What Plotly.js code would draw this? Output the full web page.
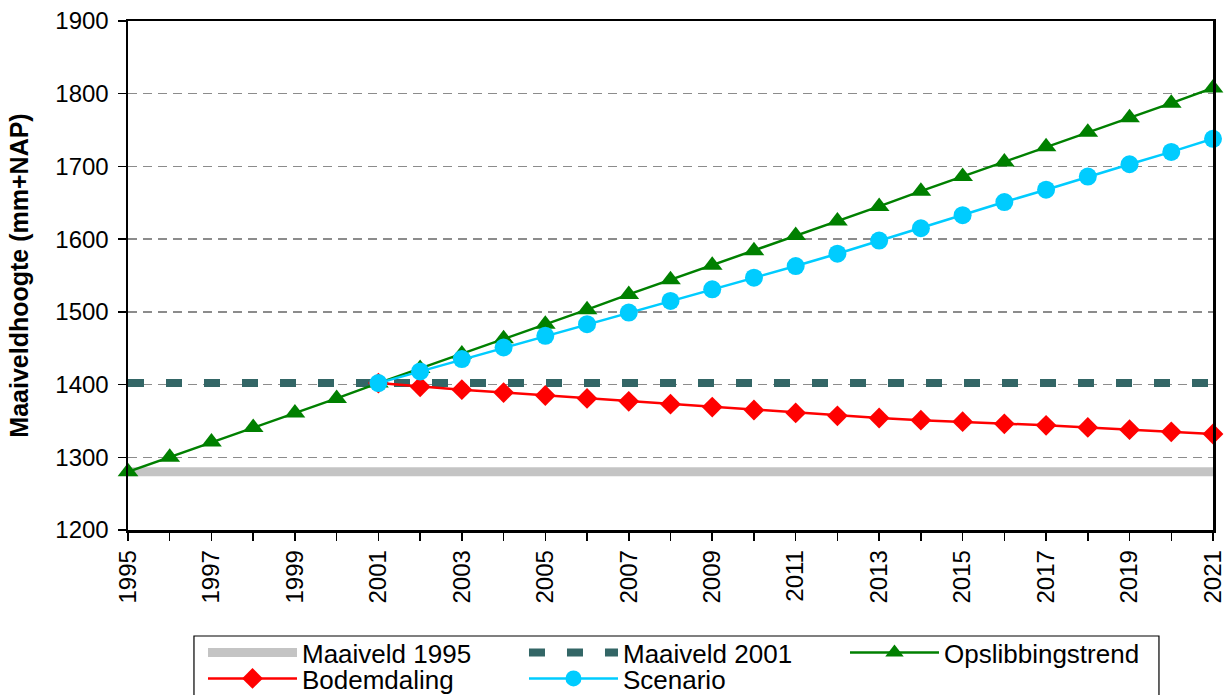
<!DOCTYPE html>
<html>
<head>
<meta charset="utf-8">
<script src="https://cdn.plot.ly/plotly-3.0.1.min.js"></script>
<style>
  html, body { margin: 0; padding: 0; background: #ffffff; }
  #chart { width: 1231px; height: 695px; }
</style>
</head>
<body>
<div id="chart"></div>
<script>
// Jaren op de x-as
const years = [1995, 1996, 1997, 1998, 1999, 2000, 2001, 2002, 2003, 2004, 2005, 2006, 2007,
               2008, 2009, 2010, 2011, 2012, 2013, 2014, 2015, 2016, 2017, 2018, 2019, 2020, 2021];
const yearLabels = ['1995', '', '1997', '', '1999', '', '2001', '', '2003', '', '2005', '', '2007',
                    '', '2009', '', '2011', '', '2013', '', '2015', '', '2017', '', '2019', '', '2021'];

// Referentieniveaus (mm+NAP)
const refYears = [1995, 2021];
const maaiveld1995 = [1280, 1280];
const maaiveld2001 = [1402, 1402];

// Opslibbingstrend 1995-2021
const opslibbingstrend = [1280, 1300, 1321, 1341, 1361, 1381, 1402, 1422, 1442, 1463, 1483, 1503, 1524,
                          1544, 1564, 1584, 1605, 1625, 1645, 1666, 1686, 1706, 1727, 1747, 1767, 1787, 1808];

// Bodemdaling en scenario vanaf 2001
const yearsFrom2001 = [2001, 2002, 2003, 2004, 2005, 2006, 2007, 2008, 2009, 2010, 2011,
                       2012, 2013, 2014, 2015, 2016, 2017, 2018, 2019, 2020, 2021];
const bodemdaling = [1402, 1397, 1393, 1389, 1385, 1381, 1377, 1373, 1369, 1365, 1361,
                     1357, 1354, 1351, 1349, 1346, 1344, 1341, 1338, 1335, 1332];
const scenario = [1402, 1418, 1435, 1451, 1467, 1483, 1499, 1515, 1531, 1547, 1563,
                  1580, 1598, 1615, 1633, 1651, 1668, 1686, 1703, 1720, 1738];

const FONT = 'Arial, "Liberation Sans", sans-serif';

const traces = [
  {
    name: 'Maaiveld 1995', x: refYears, y: maaiveld1995, mode: 'lines',
    line: { color: '#c4c4c4', width: 9 }, legend: 'legend'
  },
  {
    name: 'Maaiveld 2001', x: refYears, y: maaiveld2001, mode: 'lines',
    line: { color: '#336666', width: 8, dash: '16px,22px' }, legend: 'legend'
  },
  {
    name: 'Opslibbingstrend', x: years, y: opslibbingstrend, mode: 'lines+markers',
    line: { color: '#008000', width: 2.5 },
    marker: { symbol: 'triangle-up', size: 18, color: '#008000' },
    cliponaxis: false, legend: 'legend'
  },
  {
    name: 'Bodemdaling', x: yearsFrom2001, y: bodemdaling, mode: 'lines+markers',
    line: { color: '#ff0000', width: 2.5 },
    marker: { symbol: 'diamond', size: 16, color: '#ff0000' },
    cliponaxis: false, legend: 'legend2'
  },
  {
    name: 'Scenario', x: yearsFrom2001, y: scenario, mode: 'lines+markers',
    line: { color: '#00ccff', width: 2.5 },
    marker: { symbol: 'circle', size: 18, color: '#00ccff' },
    cliponaxis: false, legend: 'legend2'
  }
];

// Twee legendarijen, samen in een kader onder de grafiek
const legendCommon = {
  orientation: 'h', xref: 'container', yref: 'container',
  xanchor: 'left', yanchor: 'top',
  entrywidth: 217, entrywidthmode: 'pixels', itemwidth: 89,
  bgcolor: 'rgba(0,0,0,0)', borderwidth: 0,
  font: { family: FONT, size: 26, color: '#000000' },
  traceorder: 'normal'
};

const layout = {
  width: 1231, height: 695,
  margin: { l: 128, r: 18, t: 21, b: 165 },
  paper_bgcolor: '#ffffff', plot_bgcolor: '#ffffff',
  font: { family: FONT, color: '#000000' },
  showlegend: true,
  xaxis: {
    range: [1995, 2021],
    tickvals: years, ticktext: yearLabels,
    tickangle: -90,
    tickfont: { family: FONT, size: 24, color: '#000000' },
    ticks: 'outside', ticklen: 8, tickwidth: 1.5, tickcolor: '#000000',
    showline: true, linecolor: '#000000', linewidth: 2.5, mirror: true,
    showgrid: false, zeroline: false, fixedrange: true
  },
  yaxis: {
    range: [1200, 1900], tick0: 1200, dtick: 100,
    tickfont: { family: FONT, size: 24, color: '#000000' },
    ticks: 'outside', ticklen: 8, tickwidth: 1.5, tickcolor: '#000000',
    ticklabelstandoff: 4,
    showline: true, linecolor: '#000000', linewidth: 2.5, mirror: true,
    showgrid: true, gridcolor: '#8c8c8c', gridwidth: 1.3, griddash: '9px,6px',
    zeroline: false, fixedrange: true,
    title: {
      text: '<b>Maaiveldhoogte (mm+NAP)</b>',
      font: { family: FONT, size: 25, color: '#000000' },
      standoff: 20
    }
  },
  legend: Object.assign({}, legendCommon, { x: 0.1649, y: 0.0949 }),
  legend2: Object.assign({}, legendCommon, { x: 0.1649, y: 0.0575 }),
  shapes: [
    {
      type: 'rect', xref: 'paper', yref: 'paper',
      x0: 0.0608, x1: 0.9502, y0: -0.2083, y1: -0.40,
      line: { color: '#000000', width: 1.2 }, fillcolor: 'rgba(0,0,0,0)'
    }
  ]
};

Plotly.newPlot('chart', traces, layout, { displayModeBar: false, staticPlot: true });
</script>
</body>
</html>
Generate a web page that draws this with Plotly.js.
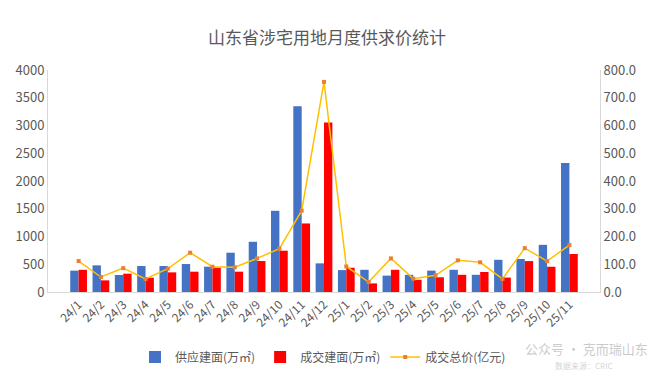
<!DOCTYPE html>
<html>
<head>
<meta charset="utf-8">
<script src="https://cdn.plot.ly/plotly-3.0.1.min.js"></script>
<style>html,body{margin:0;padding:0;background:#fff;}#chart{width:654px;height:370px;}</style>
</head>
<body>
<div id="chart"></div>
<script>
const months = ["24/1","24/2","24/3","24/4","24/5","24/6","24/7","24/8","24/9","24/10","24/11","24/12","25/1","25/2","25/3","25/4","25/5","25/6","25/7","25/8","25/9","25/10","25/11"];
const supplyArea = [385,480,306,468,468,504,456,708,905,1463,3346,516,395,400,295,310,385,400,310,580,595,850,2325];
const dealArea = [400,210,330,258,354,366,438,366,558,744,1235,3052,437,155,400,220,265,310,360,260,557,455,685];
const dealPrice = [111.5,54,86,47,84,141.6,91,89,121,156,293,757,92,36,121,48,60,114,107,47,158,111.5,169];

const fontFam = '"Noto Sans CJK SC", "Noto Sans", sans-serif';
const traces = [
  {type:'bar', name:'供应建面(万㎡)', x:months, y:supplyArea, marker:{color:'#4472C4'}, yaxis:'y'},
  {type:'bar', name:'成交建面(万㎡)', x:months, y:dealArea, marker:{color:'#FF0000'}, yaxis:'y'},
  {type:'scatter', mode:'lines+markers', name:'成交总价(亿元)', x:months, y:dealPrice, yaxis:'y2',
   line:{color:'#FFC000', width:1.5}, marker:{color:'#ED7D31', symbol:'square', size:4}}
];
const layout = {
  width:654, height:370,
  margin:{l:48, r:54, t:70, b:78, autoexpand:false},
  paper_bgcolor:'#fff', plot_bgcolor:'#fff',
  font:{family:fontFam, color:'#595959', size:12},
  title:{text:'山东省涉宅用地月度供求价统计', font:{size:17, color:'#595959', family:fontFam}, x:0.5, xanchor:'center', y:1-38/370, yanchor:'middle'},
  barmode:'group', bargap:0.25, bargroupgap:0,
  showlegend:true,
  legend:{orientation:'h', x:(135-48)/552, xanchor:'left', y:-(357-292)/222, yanchor:'middle', font:{size:12, color:'#595959'}, itemwidth:30, traceorder:'normal'},
  xaxis:{type:'category', tickangle:-45, showgrid:false, showline:true, linecolor:'#D9D9D9', ticks:'', tickfont:{size:12, color:'#595959'}, automargin:false},
  yaxis:{range:[0,4000], dtick:500, showgrid:false, showline:true, linecolor:'#D9D9D9', ticks:'', zeroline:false, tickfont:{size:13, color:'#595959'}, automargin:false},
  yaxis2:{range:[0,800], dtick:100, overlaying:'y', side:'right', tickformat:'.1f', showgrid:false, showline:true, linecolor:'#D9D9D9', ticks:'', zeroline:false, tickfont:{size:13, color:'#595959'}, automargin:false},
  annotations:[
    {text:'公众号 · 克而瑞山东', xref:'paper', yref:'paper', x:(650-48)/552, y:-(348-292)/222, xanchor:'right', yanchor:'middle', showarrow:false, font:{size:13, color:'rgba(150,150,150,0.5)'}},
    {text:'数据来源：CRIC', xref:'paper', yref:'paper', x:(615-48)/552, y:-(365-292)/222, xanchor:'right', yanchor:'middle', showarrow:false, font:{size:8, color:'rgba(170,170,170,0.5)'}}
  ]
};
Plotly.newPlot('chart', traces, layout, {displayModeBar:false, staticPlot:true});
</script>
</body>
</html>
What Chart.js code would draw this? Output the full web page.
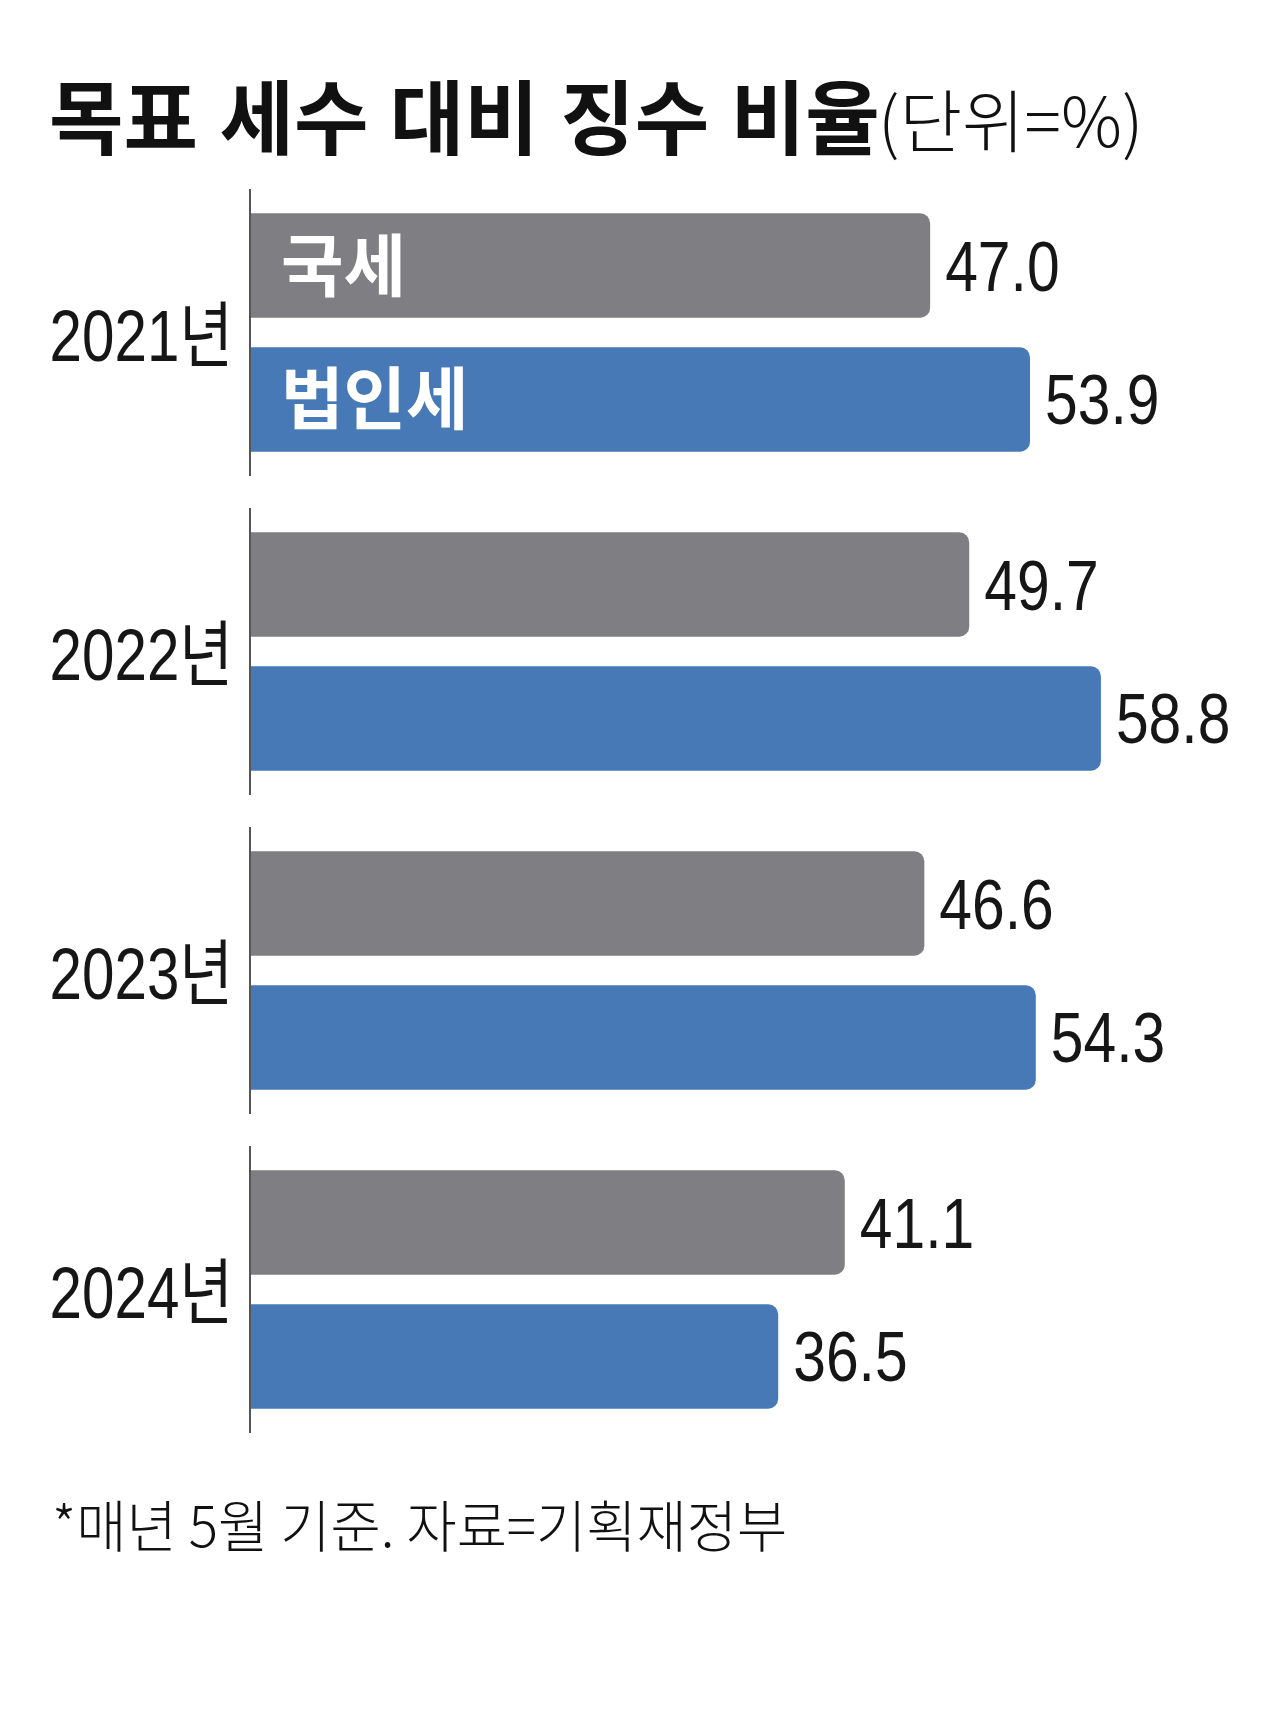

### WHAT IS EXPECTED
Repeat the lines from where the entries begin to the line with "1767, 1787, 1808];", both included. Any picture is left out.

### EXERCISE OUTPUT
What Plotly.js code would draw this? Output the full web page.
<!DOCTYPE html>
<html>
<head>
<meta charset="utf-8">
<script src="https://cdn.plot.ly/plotly-3.0.1.min.js"></script>
<style>
  html, body { margin: 0; padding: 0; background: #ffffff; }
  #chart { width: 1231px; height: 695px; }
</style>
</head>
<body>
<div id="chart"></div>
<script>
// Jaren op de x-as
const years = [1995, 1996, 1997, 1998, 1999, 2000, 2001, 2002, 2003, 2004, 2005, 2006, 2007,
               2008, 2009, 2010, 2011, 2012, 2013, 2014, 2015, 2016, 2017, 2018, 2019, 2020, 2021];
const yearLabels = ['1995', '', '1997', '', '1999', '', '2001', '', '2003', '', '2005', '', '2007',
                    '', '2009', '', '2011', '', '2013', '', '2015', '', '2017', '', '2019', '', '2021'];

// Referentieniveaus (mm+NAP)
const refYears = [1995, 2021];
const maaiveld1995 = [1280, 1280];
const maaiveld2001 = [1402, 1402];

// Opslibbingstrend 1995-2021
const opslibbingstrend = [1280, 1300, 1321, 1341, 1361, 1381, 1402, 1422, 1442, 1463, 1483, 1503, 1524,
                          1544, 1564, 1584, 1605, 1625, 1645, 1666, 1686, 1706, 1727, 1747, 1767, 1787, 1808];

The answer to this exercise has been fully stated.